Thanksgiving Snow 2013: Lots of Rain And Wind But Not Too Much White Stuff

Thanksgiving Storm
A woman waits with her luggage at a check-in area at LaGuardia Airport in New York, November 26, 2013. A powerful storm dumped heavy rain and snow over much of the eastern United States on Tuesday, threatening to snarl travel plans for millions of people over the busy Thanksgiving holiday.

Get out your galoshes, Thanksgiving travelers, because it’s going to be a wet one! But according to CBS, though there will be plenty of rain and wind, there might not be that much snow. The news site referred to the messy weather system that is about to hit the mid-Atlantic coast and New England as “the biggest storm we have seen in months,” which may cause problems for those who want to fly home for the holiday.  
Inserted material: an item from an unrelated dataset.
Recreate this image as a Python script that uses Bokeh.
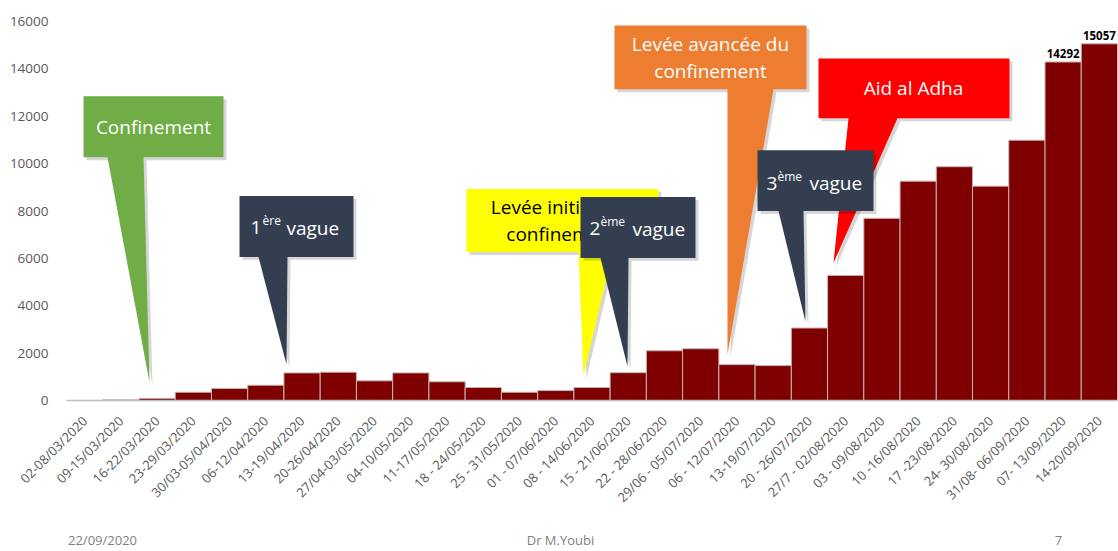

Most of the precipitation that falls will be in the form of rain. Snow accumulation can be expected on the extreme western edge of the storm, in cities like Buffalo, N.Y., Pittsburgh and Cleveland, where several inches of snow are likely within the next 24 hours.

It’s supposed to rain throughout Tuesday night in the Northeast and into the Wednesday morning commute where rain is expected to taper into light showers by the afternoon. There might be one last spurt of precipitation late Wednesday night into Thursday morning just as the colder air begins to settle in. According to the news site, if this happens, there’s a good chance snow will cover the ground Thanksgiving morning.

When the rain gets heavier, it could fall up to a half inch per hour, with a total of 1 to 3 inches of rainfall across Southern New England, with possible higher amounts in certain areas. River flooding, however, is not something to worry about since there hasn’t been much rainfall for months. Street flooding, on the other hand, is a possibility if storm drains are clogged with leaves.

Strong winds can also be expected during this storm, with hurricane-force gusts likely a few hundred feet above the surface. Though these hurricane-like gusts most likely won’t be felt on the ground, wind speeds of 25 to 50 mph are likely. Power outages are possible, along with downed tree limbs.

According to the Chicago Tribune, Bruce Terry, lead forecaster with the National Weather Service, said travel conditions could be “very treacherous.” "We've got everything with this - real heavy rains, (at) the lower elevations a band of freezing rain, heavy snows and then behind it, wind," he said.

New York Gov. Andrew Cuomo issued a winter weather warning and urged motorists to exercise extreme caution. The high winds could affect the Macy’s Thanksgiving Day Parade, and even ground the famous giant balloons.

Safe travels and Happy Thanksgiving everyone!